━━━━━ Data for this task ━━━━━

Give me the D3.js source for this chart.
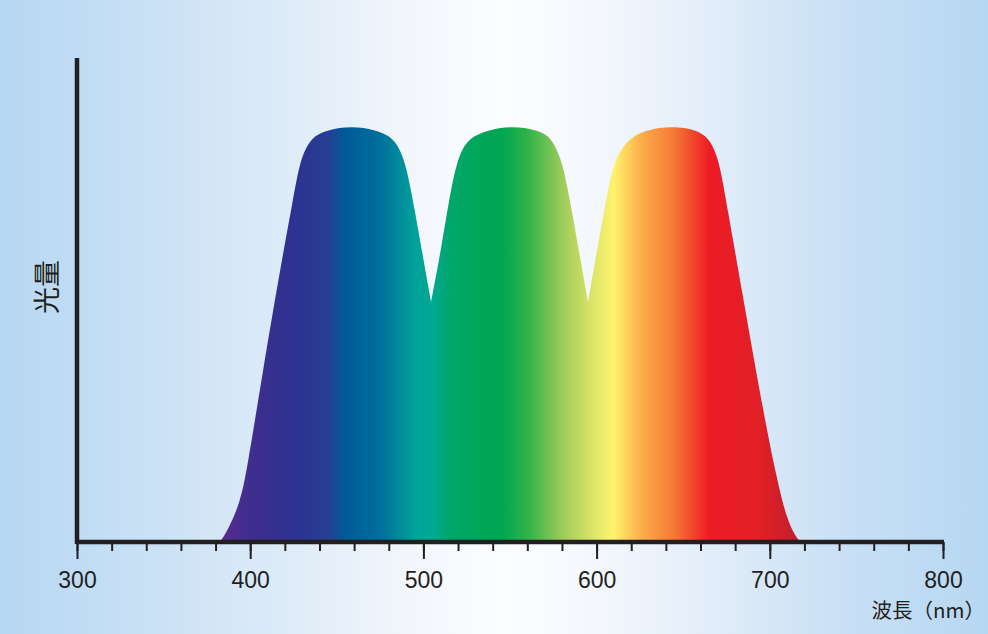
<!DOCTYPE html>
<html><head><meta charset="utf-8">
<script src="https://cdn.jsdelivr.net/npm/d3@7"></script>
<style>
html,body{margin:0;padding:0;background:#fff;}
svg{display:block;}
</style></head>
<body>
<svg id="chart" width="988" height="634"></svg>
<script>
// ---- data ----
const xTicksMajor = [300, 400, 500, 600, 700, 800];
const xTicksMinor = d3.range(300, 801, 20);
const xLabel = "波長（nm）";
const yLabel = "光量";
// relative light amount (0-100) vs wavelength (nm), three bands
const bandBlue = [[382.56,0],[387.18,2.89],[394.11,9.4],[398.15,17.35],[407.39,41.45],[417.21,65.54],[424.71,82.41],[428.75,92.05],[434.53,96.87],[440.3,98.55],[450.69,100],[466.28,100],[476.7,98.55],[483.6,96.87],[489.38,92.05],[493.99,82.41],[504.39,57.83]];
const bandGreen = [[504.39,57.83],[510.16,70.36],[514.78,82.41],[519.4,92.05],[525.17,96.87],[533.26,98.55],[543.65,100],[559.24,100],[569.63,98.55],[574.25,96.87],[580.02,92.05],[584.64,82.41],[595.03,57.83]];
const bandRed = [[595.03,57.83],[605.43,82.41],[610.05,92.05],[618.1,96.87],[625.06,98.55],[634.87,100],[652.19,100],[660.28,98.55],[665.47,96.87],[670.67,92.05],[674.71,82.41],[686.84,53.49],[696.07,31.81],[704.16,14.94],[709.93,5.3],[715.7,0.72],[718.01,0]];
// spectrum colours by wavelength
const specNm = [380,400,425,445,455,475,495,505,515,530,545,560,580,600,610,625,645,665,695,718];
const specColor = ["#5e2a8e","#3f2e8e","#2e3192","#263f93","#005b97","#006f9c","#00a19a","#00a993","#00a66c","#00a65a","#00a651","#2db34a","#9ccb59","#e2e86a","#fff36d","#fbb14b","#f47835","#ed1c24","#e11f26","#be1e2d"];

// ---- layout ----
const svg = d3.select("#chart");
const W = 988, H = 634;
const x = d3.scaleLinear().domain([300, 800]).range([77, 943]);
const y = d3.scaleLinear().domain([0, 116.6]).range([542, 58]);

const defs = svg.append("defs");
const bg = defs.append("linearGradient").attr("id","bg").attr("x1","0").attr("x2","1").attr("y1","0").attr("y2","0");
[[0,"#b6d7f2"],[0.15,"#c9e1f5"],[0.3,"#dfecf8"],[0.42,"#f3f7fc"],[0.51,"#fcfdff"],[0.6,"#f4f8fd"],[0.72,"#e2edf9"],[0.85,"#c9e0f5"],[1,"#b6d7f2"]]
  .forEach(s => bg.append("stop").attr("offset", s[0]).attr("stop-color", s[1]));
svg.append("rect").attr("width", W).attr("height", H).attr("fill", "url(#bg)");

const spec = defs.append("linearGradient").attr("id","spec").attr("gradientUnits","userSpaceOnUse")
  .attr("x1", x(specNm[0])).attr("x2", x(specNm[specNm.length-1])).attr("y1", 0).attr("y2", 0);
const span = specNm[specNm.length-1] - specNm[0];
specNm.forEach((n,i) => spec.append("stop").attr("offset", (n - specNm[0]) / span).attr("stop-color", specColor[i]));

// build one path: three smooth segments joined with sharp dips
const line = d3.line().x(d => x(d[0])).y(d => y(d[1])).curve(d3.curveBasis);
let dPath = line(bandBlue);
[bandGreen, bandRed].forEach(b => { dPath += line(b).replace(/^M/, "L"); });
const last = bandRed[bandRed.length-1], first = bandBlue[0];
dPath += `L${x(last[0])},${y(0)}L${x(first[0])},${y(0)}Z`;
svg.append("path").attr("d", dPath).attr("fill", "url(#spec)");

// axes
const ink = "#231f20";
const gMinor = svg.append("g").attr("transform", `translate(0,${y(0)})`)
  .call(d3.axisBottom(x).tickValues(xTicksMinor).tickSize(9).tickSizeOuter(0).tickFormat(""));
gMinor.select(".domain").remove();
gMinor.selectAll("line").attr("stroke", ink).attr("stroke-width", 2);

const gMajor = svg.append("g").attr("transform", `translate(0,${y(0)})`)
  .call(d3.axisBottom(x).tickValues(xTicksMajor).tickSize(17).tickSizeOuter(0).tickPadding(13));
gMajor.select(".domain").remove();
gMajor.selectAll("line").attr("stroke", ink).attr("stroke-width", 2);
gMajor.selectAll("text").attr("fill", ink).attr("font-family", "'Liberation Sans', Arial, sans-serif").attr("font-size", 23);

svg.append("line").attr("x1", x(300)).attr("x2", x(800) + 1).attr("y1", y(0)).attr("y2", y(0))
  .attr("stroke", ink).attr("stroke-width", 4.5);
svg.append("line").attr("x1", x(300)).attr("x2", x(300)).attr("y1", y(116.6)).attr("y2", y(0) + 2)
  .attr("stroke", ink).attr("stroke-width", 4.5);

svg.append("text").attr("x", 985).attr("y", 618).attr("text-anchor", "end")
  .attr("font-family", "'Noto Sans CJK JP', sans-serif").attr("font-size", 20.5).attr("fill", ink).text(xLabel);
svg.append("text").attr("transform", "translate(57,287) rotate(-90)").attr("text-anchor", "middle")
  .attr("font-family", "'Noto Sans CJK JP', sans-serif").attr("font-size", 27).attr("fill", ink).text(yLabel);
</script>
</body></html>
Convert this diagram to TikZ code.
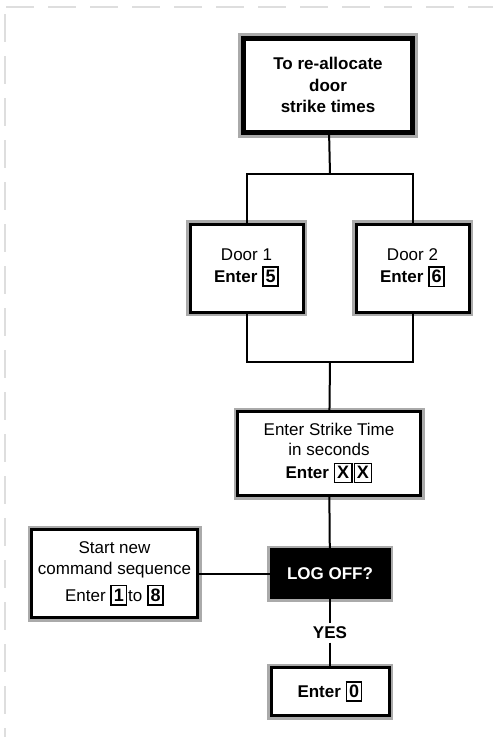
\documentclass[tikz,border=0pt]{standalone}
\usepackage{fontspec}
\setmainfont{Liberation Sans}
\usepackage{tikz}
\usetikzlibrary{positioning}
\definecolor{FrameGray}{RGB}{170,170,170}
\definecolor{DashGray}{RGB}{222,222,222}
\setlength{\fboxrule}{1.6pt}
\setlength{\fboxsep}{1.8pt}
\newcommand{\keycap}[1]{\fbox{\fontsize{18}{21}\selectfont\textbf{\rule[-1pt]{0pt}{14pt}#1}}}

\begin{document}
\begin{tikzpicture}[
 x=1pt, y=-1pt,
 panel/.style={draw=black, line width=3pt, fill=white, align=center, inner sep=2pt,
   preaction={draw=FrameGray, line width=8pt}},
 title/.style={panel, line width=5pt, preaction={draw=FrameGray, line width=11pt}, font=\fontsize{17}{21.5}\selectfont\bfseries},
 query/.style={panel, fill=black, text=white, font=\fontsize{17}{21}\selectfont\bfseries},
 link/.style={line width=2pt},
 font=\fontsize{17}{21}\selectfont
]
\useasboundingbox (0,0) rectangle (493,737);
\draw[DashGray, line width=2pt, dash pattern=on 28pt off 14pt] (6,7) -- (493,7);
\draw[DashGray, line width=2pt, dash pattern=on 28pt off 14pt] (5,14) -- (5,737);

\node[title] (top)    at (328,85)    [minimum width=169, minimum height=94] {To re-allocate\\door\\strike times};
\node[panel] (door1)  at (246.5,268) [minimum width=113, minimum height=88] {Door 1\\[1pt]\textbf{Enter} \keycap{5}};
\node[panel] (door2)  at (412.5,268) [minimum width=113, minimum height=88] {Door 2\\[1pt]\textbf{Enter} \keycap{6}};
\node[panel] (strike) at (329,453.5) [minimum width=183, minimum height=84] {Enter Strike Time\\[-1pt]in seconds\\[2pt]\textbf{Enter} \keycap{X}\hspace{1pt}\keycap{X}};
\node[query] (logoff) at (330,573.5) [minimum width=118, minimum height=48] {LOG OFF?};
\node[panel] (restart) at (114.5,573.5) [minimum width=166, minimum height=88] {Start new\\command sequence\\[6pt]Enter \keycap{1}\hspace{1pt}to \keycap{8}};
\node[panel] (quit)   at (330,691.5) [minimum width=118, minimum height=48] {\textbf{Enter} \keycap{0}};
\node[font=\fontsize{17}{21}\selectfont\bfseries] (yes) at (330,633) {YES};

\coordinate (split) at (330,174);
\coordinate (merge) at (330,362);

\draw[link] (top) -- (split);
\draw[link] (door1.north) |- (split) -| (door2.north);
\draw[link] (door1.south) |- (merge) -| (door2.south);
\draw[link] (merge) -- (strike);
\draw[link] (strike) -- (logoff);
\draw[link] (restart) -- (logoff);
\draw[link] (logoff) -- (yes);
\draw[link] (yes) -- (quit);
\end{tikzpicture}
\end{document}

━━━━━

▸ Requirements
Leave out the pictures, and copy only the lines from the one holding "Convert this diagram to TikZ code." through the one holding "(5,14) -- (5,737);", exactly as written.

▸ Exercise response
Convert this diagram to TikZ code.
\documentclass[tikz,border=0pt]{standalone}
\usepackage{fontspec}
\setmainfont{Liberation Sans}
\usepackage{tikz}
\usetikzlibrary{positioning}
\definecolor{FrameGray}{RGB}{170,170,170}
\definecolor{DashGray}{RGB}{222,222,222}
\setlength{\fboxrule}{1.6pt}
\setlength{\fboxsep}{1.8pt}
\newcommand{\keycap}[1]{\fbox{\fontsize{18}{21}\selectfont\textbf{\rule[-1pt]{0pt}{14pt}#1}}}

\begin{document}
\begin{tikzpicture}[
 x=1pt, y=-1pt,
 panel/.style={draw=black, line width=3pt, fill=white, align=center, inner sep=2pt,
   preaction={draw=FrameGray, line width=8pt}},
 title/.style={panel, line width=5pt, preaction={draw=FrameGray, line width=11pt}, font=\fontsize{17}{21.5}\selectfont\bfseries},
 query/.style={panel, fill=black, text=white, font=\fontsize{17}{21}\selectfont\bfseries},
 link/.style={line width=2pt},
 font=\fontsize{17}{21}\selectfont
]
\useasboundingbox (0,0) rectangle (493,737);
\draw[DashGray, line width=2pt, dash pattern=on 28pt off 14pt] (6,7) -- (493,7);
\draw[DashGray, line width=2pt, dash pattern=on 28pt off 14pt] (5,14) -- (5,737);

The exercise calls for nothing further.